Sweet Dreams Boxed Set

She let out a pent-up breath. “Sorry. I totally overreacted.”


“Is everything all right.”

She glanced into the lobby. Blackwood’s receptionist stood at the front desk, talking to the desk officer. What was she doing here?

“Michaela?”

She realized he was waiting for her answer. “Everything’s good. Sorry, Hank, but I’ve got to go.”

She hung up and crossed to the receptionist. “Pam,” she said, “this is a surprise.”

The woman turned. She burst into tears.

Micki led her to a bank of chairs. “What’s wrong?”

“Dr. Blackwood, she—” Pam drew a shaky breath “—she fired me. For talking to you.”

Micki frowned. “She called me just a few minutes ago and didn’t say anything about firing you. In fact, she gave me the impression you told her we’d talked.”

Pam shook her head, wiped her cheeks. “She’d looked at the overnight surveillance tapes. I didn’t know she did that and…I lied.”

“Slow down. Tell me exactly what happened.”

Pam nodded, took a deep breath. “She was already there when I arrived this morning. She was in one of her moods. Angry sounding. Sort of confrontational.”

“This wasn’t the first time you’d come in to find her that way?”

“No.” She wrung her hands. “It’s not every day, but once a week. I hate it when she gets like that.”

“Go on.”

“She point-blank asked me if I’d talked to you.”

“And you lied.”

“Yes.” She hung her head. “I hate myself for it.”

“Why didn’t you just tell her the truth?” Mickie asked. “You didn’t do anything wrong.”

“I knew she wouldn’t like it. She was already in a mood and I…I didn’t want to deal with it.”

“I’m sorry, Pam,” she said softly. “But you do realize what she did, right? She set a trap for you. Do you really want to work for a person like that?”

“Easy for you to ask.”

“True. But I saw how nervous she made you. How uncomfortable.”

“She’s mean. To the bone mean. She knew how much I needed the job and enjoyed firing me. I saw it in her eyes.” Pam balled her hands into fists. Gleeful, that’s what she was.”

“You’ll get another job.”

Her shoulders slumped. “Not like that. Not one that pays so much.”

“You were overpaid?”

She nodded and fished a tissue out of her purse. “A position, with my skills and experience…anywhere else I’d make half what she offered.”

“Why do you think she did that, Pam?”

She looked startled by the question, as if she had never considered it before. “I don’t know, I was just so thankful.”
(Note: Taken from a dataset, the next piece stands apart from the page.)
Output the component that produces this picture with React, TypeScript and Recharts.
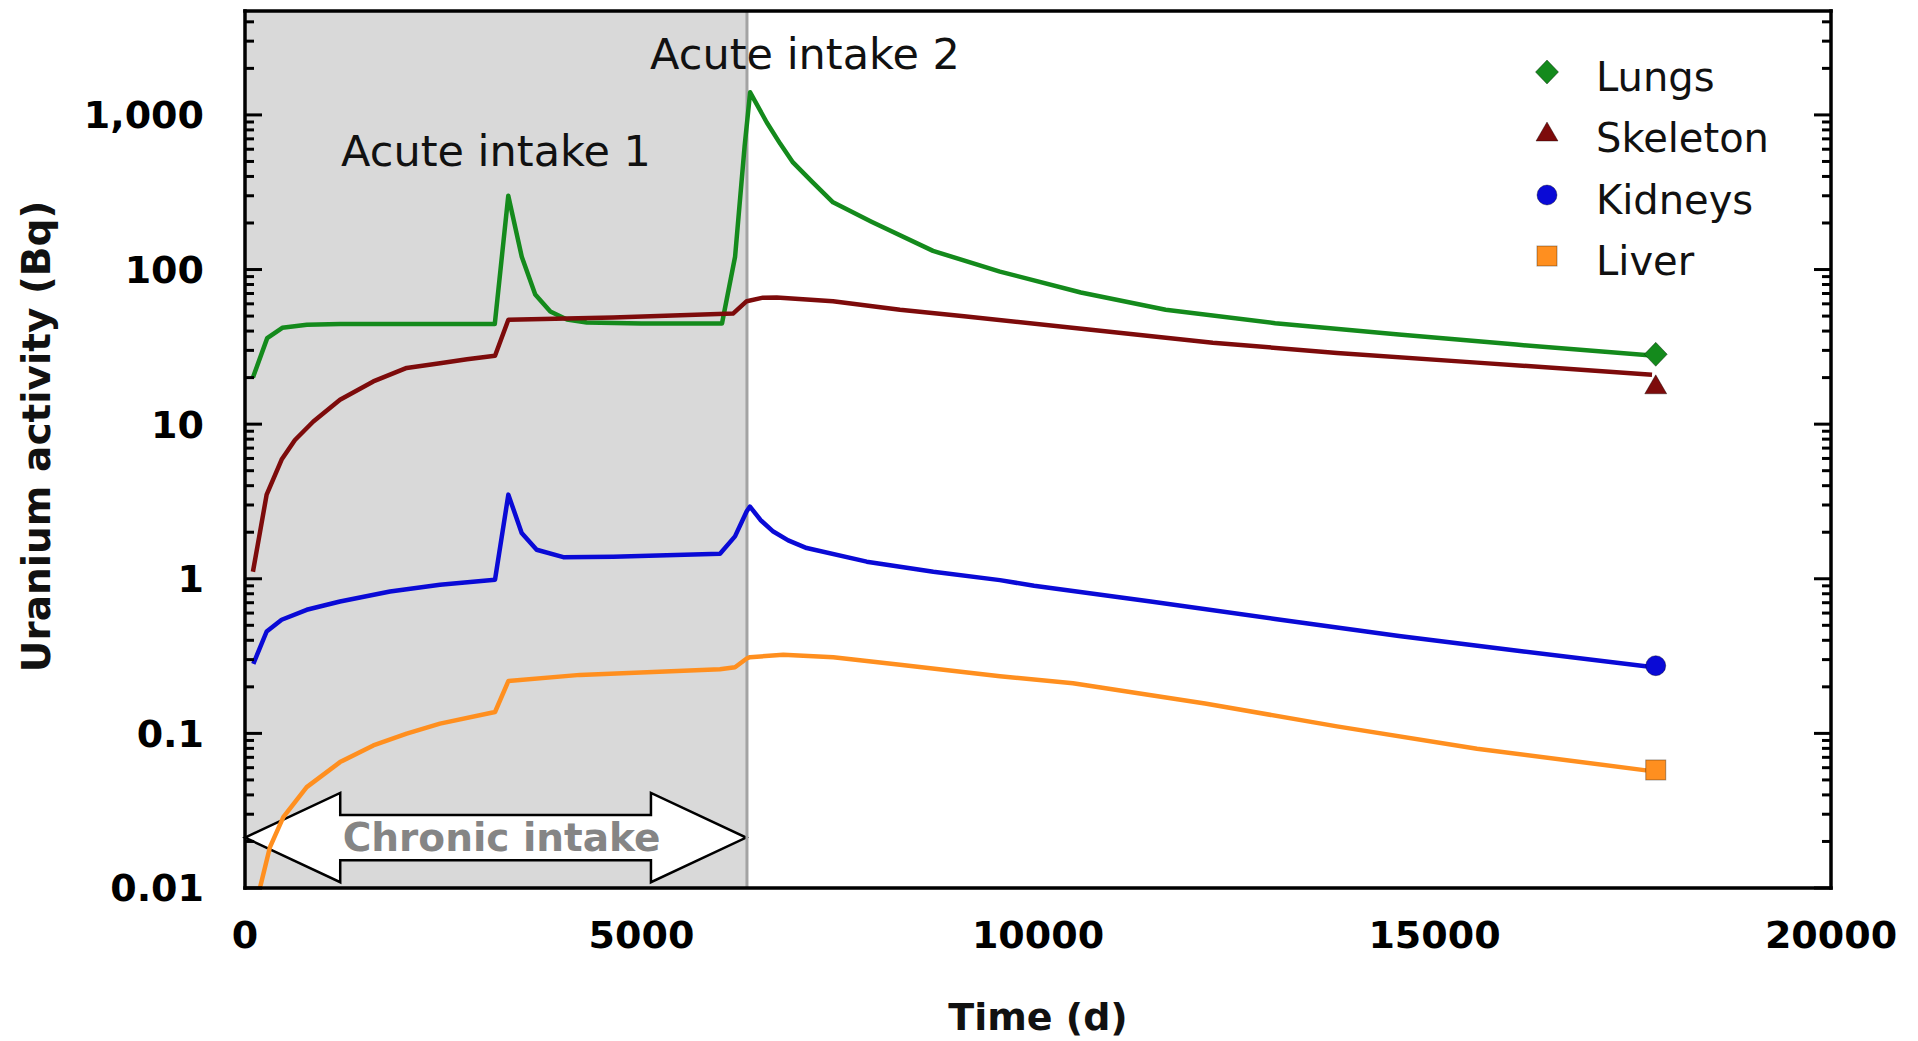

“So thankful you never questioned it or anything else about the job? She bought your loyalty, Pam.”

“She said she couldn’t have an employee she didn’t trust.” Bright spots of color bloomed in her cheeks. “Then she smiled.”

“What else can you tell me about Bitty Vanderlund and Cherry Chablis?”

“Nothing more than what I have already told you! That’s what’s so stupid. Why did she even care if I talked to you? Nothing I could say would have incriminated her.”

“Let’s be certain of that.” Micki leaned toward her and lowered her voice. “Could she have somehow orchestrated the murders?”

“You’re serious?”

“I am.”

Pam hesitated, as if to focus. “Would she have if there’d been a way? Yeah, she would’ve. Absolutely. Just for fun. But how?”

Angry. Lashing out at her former employer. Hardly a reliable witness.

But all she had.

“That day my partner and I were interviewing Dr. Blackwood, I asked if she practiced hypnotherapy and she said no. I saw your face; you knew she was lying.”

“Yes.” She looked down at her hands, then back up at Micki. “I didn’t know what to do.”

“Why do you think she did that?”

Pam frowned. “Maybe she was hiding something?”

“Exactly what I think. She ever talk to you about what she does? About therapy in general or hypnotherapy in particular?”

“Some. She once told me that in the wrong hands hypnosis could be a dangerous thing. Something like, she could just as easily instill anxiety and fear in a person as alleviate it.”

Micki made a note and Pam went on. “She started quoting cases of ritualistic abuse in children and hypnosis being used to manipulate the mind of the abused. It creeped me out so much I almost quit then.” She looked down at her hands. “I wish I had.”

“But you didn’t. Because of the money.”

She inclined her head. “I think she got off on watching me squirm. I even told her I had kids and didn’t want to hear anymore, but she didn’t stop.”

Pam shuddered and rubbed her arms. “I was never so happy to get out of anywhere. I felt like I needed a bath, it was that icky.”

“Many therapists record their sessions with patients. Does she?”

“I don’t know. She takes notes, but transcribes them herself because of patient privacy laws.”